À l’inverse, les minorités ne sont pas toujours des victimes et articulent elles aussi une perception de la majorité qui influence les relations interculturelles. La communauté juive refuse alors de voir la nation canadienne-française comme distincte de la nation canadienne-anglaise qui se définit encore à l’époque comme britannique.

Anctil montre bien que le Devoir des années 1930-1940 n’est, au fond, pas prêt à accepter la modernité, c’est-à-dire le pluralisme, alors que l’intense immigration depuis la fin du 19e siècle rend nécessaire la révision de l’identité canadienne-française.

Nous ne sommes pas très loin encore aujourd’hui de ce réflexe, bien que la situation ait évidemment évolué depuis. En tant que minorité au sein du Canada, l’arrivée massive d’immigrants nous rend incertains de notre identité. Serait-ce encore et toujours notre peur ancestrale à la fois de disparaître et de s’assumer, c’est-à-dire de se gouverner pleinement, qui se fait jour dans notre rapport à l’immigration?

Parlerons-nous inlassablement des « votes ethniques » ou tendrons-nous un jour une main bien réelle aux différentes communautés? Je ne parle pas ici d’intérêt stratégique, de calcul politique, mais de décence humaine, de respect de la diversité.

Mais les communautés culturelles devront aussi admettre qu’ils vivent au Québec et non pas en Ontario ou au Manitoba.
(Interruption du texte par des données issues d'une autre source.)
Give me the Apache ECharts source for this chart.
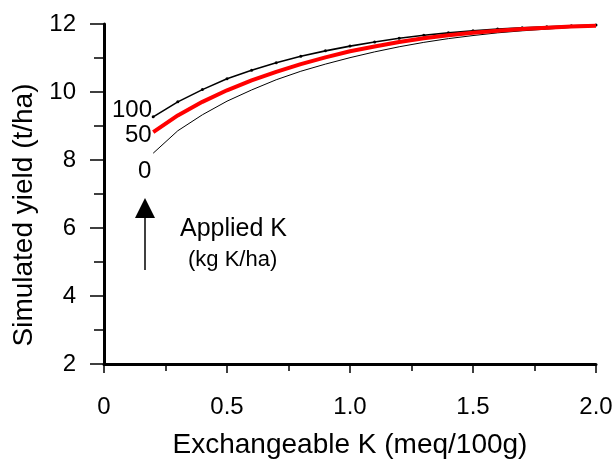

Accepter la prédominance du français et s’intéresser à la culture de la majorité en sont les prérequis. S’intéresser et contribuer à cette culture, et non bêtement s’y fondre.

Cessons de faire comme s’ils n’étaient ici que de passage en les tolérant à distance. « Les immigrants font partie du pays d'une façon intime et intense, comme les pierres dans un mur scellé », disait Gérald Godin. Le métissage sera toujours le lot de l’Amérique.


 

Pierre Anctil, À chacun ses Juifs. 60 éditoriaux pour comprendre la position du Devoir à l’égard des Juifs, 1910-1947, Québec, Septentrion, 2014, 441 p.